* [Task statement]: Return the material exactly, first line through the line containing "const plotL = 171, plotR", and nothing more. Pictures stay out.

* [Data provided]:
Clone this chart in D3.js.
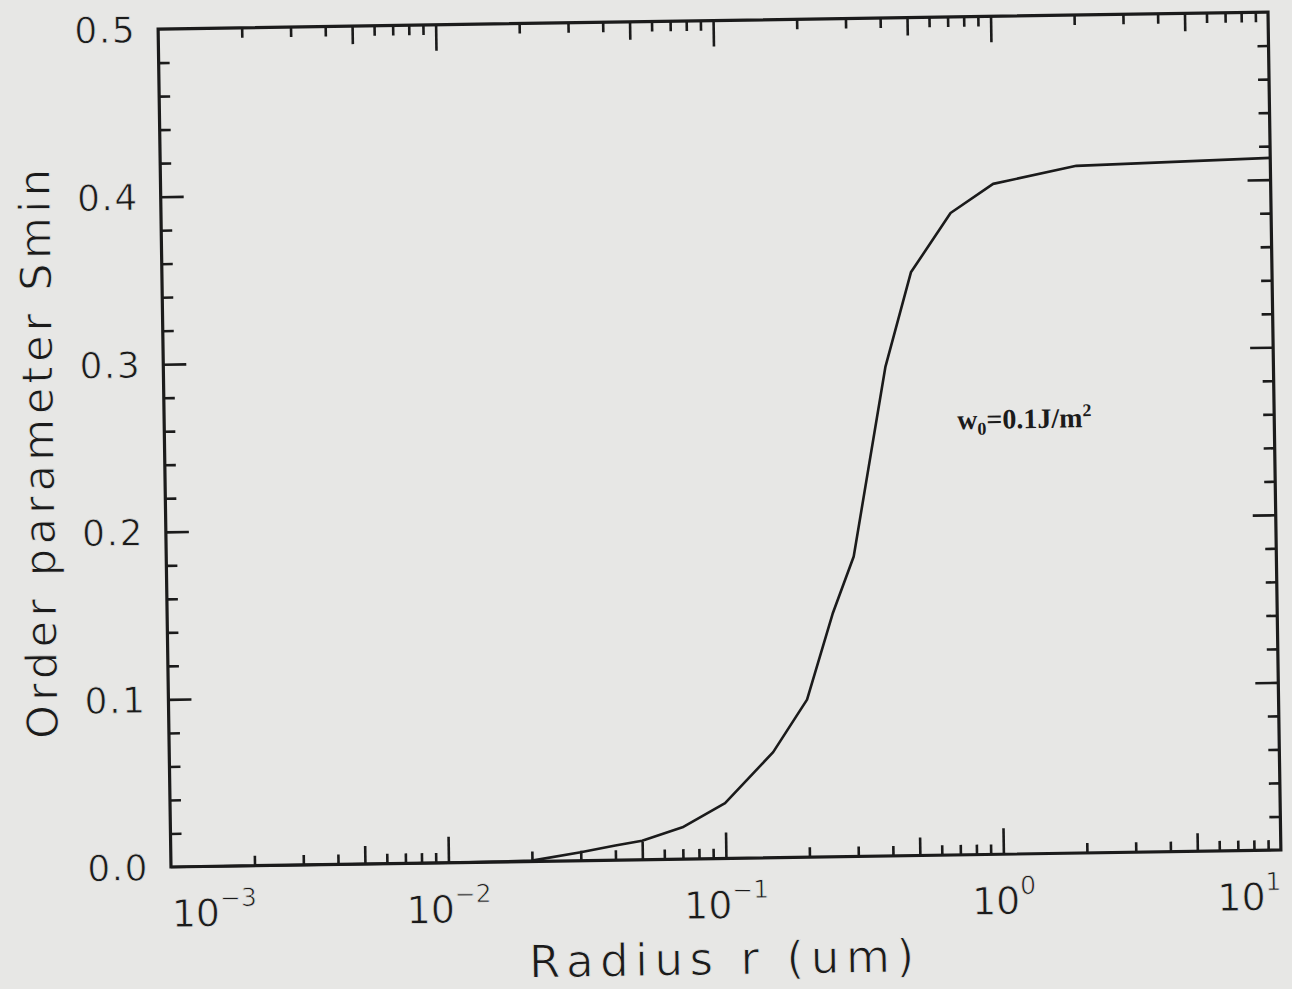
<!DOCTYPE html>
<html>
<head>
<meta charset="utf-8">
<script src="https://cdn.jsdelivr.net/npm/d3@7"></script>
<style>
  html, body { margin: 0; padding: 0; background: #e7e7e5; }
  svg { display: block; }
</style>
</head>
<body>
<svg id="chart" width="1292" height="989"></svg>
<script>
// Minimum order parameter versus particle radius
const radius = [0.001, 0.01, 0.02, 0.03, 0.04, 0.05, 0.07, 0.1, 0.15, 0.2, 0.25, 0.3, 0.4, 0.5, 0.7, 1.0, 2.0, 10];
const smin   = [0, 0, 0.0005, 0.005, 0.0087, 0.0114, 0.019, 0.033, 0.063, 0.094, 0.145, 0.179, 0.292, 0.348, 0.383, 0.400, 0.410, 0.413];

const decadeTicks = [1e-3, 1e-2, 1e-1, 1, 10];
const decadeExponents = ["\u22123", "\u22122", "\u22121", "0", "1"];
const sTicks = [0, 0.1, 0.2, 0.3, 0.4, 0.5];
const sTickLabels = ["0.0", "0.1", "0.2", "0.3", "0.4", "0.5"];
const xTitle = "Radius r (um)";
const yTitle = "Order parameter Smin";
const curveLabel = { base: "w", sub: "0", mid: "=0.1J/m", sup: "2", r: 0.72, s: 0.254 };

const ink = "#1b1b1b";
const paper = "#e7e7e5";
const plotL = 171, plotR = 1281, plotT = 29, plotB = 867;

const x = d3.scaleLog().domain([1e-3, 10]).range([plotL, plotR]);
const y = d3.scaleLinear().domain([0, 0.5]).range([plotB, plotT]);

const svg = d3.select("#chart");
// the printed page sits slightly askew
const g = svg.append("g").attr("transform", `rotate(-0.88, ${plotL}, ${plotB})`);

// log-axis subdivisions
const innerDecades = decadeTicks.slice(1, -1);
const midX = [], minorX = [];
decadeTicks.slice(0, -1).forEach(d => {
  for (let k = 2; k <= 9; k++) (k === 5 ? midX : minorX).push(d * k);
});
const majorS = sTicks.slice(1, -1);
const minorS = d3.range(0, 0.5001, 0.02).filter(v => Math.abs(v * 10 - Math.round(v * 10)) > 1e-6);

function xTickSet(values, size) {
  g.append("g").attr("transform", `translate(0,${plotB})`)
    .call(d3.axisBottom(x).tickValues(values).tickSize(-size).tickFormat(""))
    .call(a => a.select(".domain").remove());
  g.append("g").attr("transform", `translate(0,${plotT})`)
    .call(d3.axisTop(x).tickValues(values).tickSize(-size).tickFormat(""))
    .call(a => a.select(".domain").remove());
}
function yTickSet(values, size) {
  g.append("g").attr("transform", `translate(${plotL},0)`)
    .call(d3.axisLeft(y).tickValues(values).tickSize(-size).tickFormat(""))
    .call(a => a.select(".domain").remove());
  g.append("g").attr("transform", `translate(${plotR},0)`)
    .call(d3.axisRight(y).tickValues(values).tickSize(-size).tickFormat(""))
    .call(a => a.select(".domain").remove());
}
xTickSet(minorX, 10);
xTickSet(midX, 18);
xTickSet(innerDecades, 26);
yTickSet(minorS, 11);
yTickSet(majorS, 23);
g.selectAll(".tick line").attr("stroke", ink).attr("stroke-width", 2.6);

// frame
g.append("rect")
  .attr("x", plotL).attr("y", plotT)
  .attr("width", plotR - plotL).attr("height", plotB - plotT)
  .attr("fill", "none").attr("stroke", ink).attr("stroke-width", 3.2);

// curve
const pts = radius.map((r, i) => ({ r, s: smin[i] }));
g.append("path")
  .datum(pts)
  .attr("fill", "none")
  .attr("stroke", ink)
  .attr("stroke-width", 2.6)
  .attr("stroke-linejoin", "round")
  .attr("d", d3.line().x(d => x(d.r)).y(d => y(d.s)));

const sans = "'DejaVu Sans', sans-serif";
// thin the sans lettering slightly by edging it with the paper colour
function thin(sel, w) {
  sel.attr("stroke", paper).attr("stroke-width", w).attr("paint-order", "normal");
}

// y tick labels
g.append("g").selectAll("text")
  .data(sTicks)
  .join("text")
  .attr("x", plotL - 22)
  .attr("y", d => y(d))
  .attr("dy", "0.36em")
  .attr("text-anchor", "end")
  .attr("font-family", sans)
  .attr("font-size", 36)
  .attr("letter-spacing", 1.5)
  .attr("fill", ink)
  .call(thin, 0.7)
  .text((d, i) => sTickLabels[i]);

// x tick labels with exponents
const xl = g.append("g").selectAll("text")
  .data(decadeTicks)
  .join("text")
  .attr("x", d => x(d))
  .attr("y", plotB + 60)
  .attr("text-anchor", (d, i) => i === 0 ? "start" : (i === decadeTicks.length - 1 ? "end" : "middle"))
  .attr("font-family", sans)
  .attr("font-size", 38)
  .attr("fill", ink)
  .call(thin, 0.7);
xl.append("tspan").text("10");
xl.append("tspan").attr("font-size", 25).attr("dy", -20).text((d, i) => decadeExponents[i]);

// axis titles
g.append("text")
  .attr("x", (plotL + plotR) / 2 - 6)
  .attr("y", 983)
  .attr("text-anchor", "middle")
  .attr("font-family", sans)
  .attr("font-size", 45)
  .attr("textLength", 385)
  .attr("lengthAdjust", "spacing")
  .attr("fill", ink)
  .call(thin, 0.9)
  .text(xTitle);

g.append("text")
  .attr("transform", `translate(60, ${(plotT + plotB) / 2 + 4}) rotate(-90)`)
  .attr("text-anchor", "middle")
  .attr("font-family", sans)
  .attr("font-size", 43)
  .attr("textLength", 570)
  .attr("lengthAdjust", "spacing")
  .attr("fill", ink)
  .call(thin, 0.9)
  .text(yTitle);

// curve annotation
const note = g.append("text")
  .attr("x", x(curveLabel.r))
  .attr("y", y(curveLabel.s))
  .attr("font-family", "'Liberation Serif', 'Times New Roman', serif")
  .attr("font-size", 28)
  .attr("font-weight", "bold")
  .attr("fill", ink);
note.append("tspan").text(curveLabel.base);
note.append("tspan").attr("font-size", 18).attr("dy", 6).text(curveLabel.sub);
note.append("tspan").attr("dy", -6).text(curveLabel.mid);
note.append("tspan").attr("font-size", 18).attr("dy", -11).text(curveLabel.sup);
</script>
</body>
</html>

* [Answer in full]:
Clone this chart in D3.js.
<!DOCTYPE html>
<html>
<head>
<meta charset="utf-8">
<script src="https://cdn.jsdelivr.net/npm/d3@7"></script>
<style>
  html, body { margin: 0; padding: 0; background: #e7e7e5; }
  svg { display: block; }
</style>
</head>
<body>
<svg id="chart" width="1292" height="989"></svg>
<script>
// Minimum order parameter versus particle radius
const radius = [0.001, 0.01, 0.02, 0.03, 0.04, 0.05, 0.07, 0.1, 0.15, 0.2, 0.25, 0.3, 0.4, 0.5, 0.7, 1.0, 2.0, 10];
const smin   = [0, 0, 0.0005, 0.005, 0.0087, 0.0114, 0.019, 0.033, 0.063, 0.094, 0.145, 0.179, 0.292, 0.348, 0.383, 0.400, 0.410, 0.413];

const decadeTicks = [1e-3, 1e-2, 1e-1, 1, 10];
const decadeExponents = ["\u22123", "\u22122", "\u22121", "0", "1"];
const sTicks = [0, 0.1, 0.2, 0.3, 0.4, 0.5];
const sTickLabels = ["0.0", "0.1", "0.2", "0.3", "0.4", "0.5"];
const xTitle = "Radius r (um)";
const yTitle = "Order parameter Smin";
const curveLabel = { base: "w", sub: "0", mid: "=0.1J/m", sup: "2", r: 0.72, s: 0.254 };

const ink = "#1b1b1b";
const paper = "#e7e7e5";
const plotL = 171, plotR = 1281, plotT = 29, plotB = 867;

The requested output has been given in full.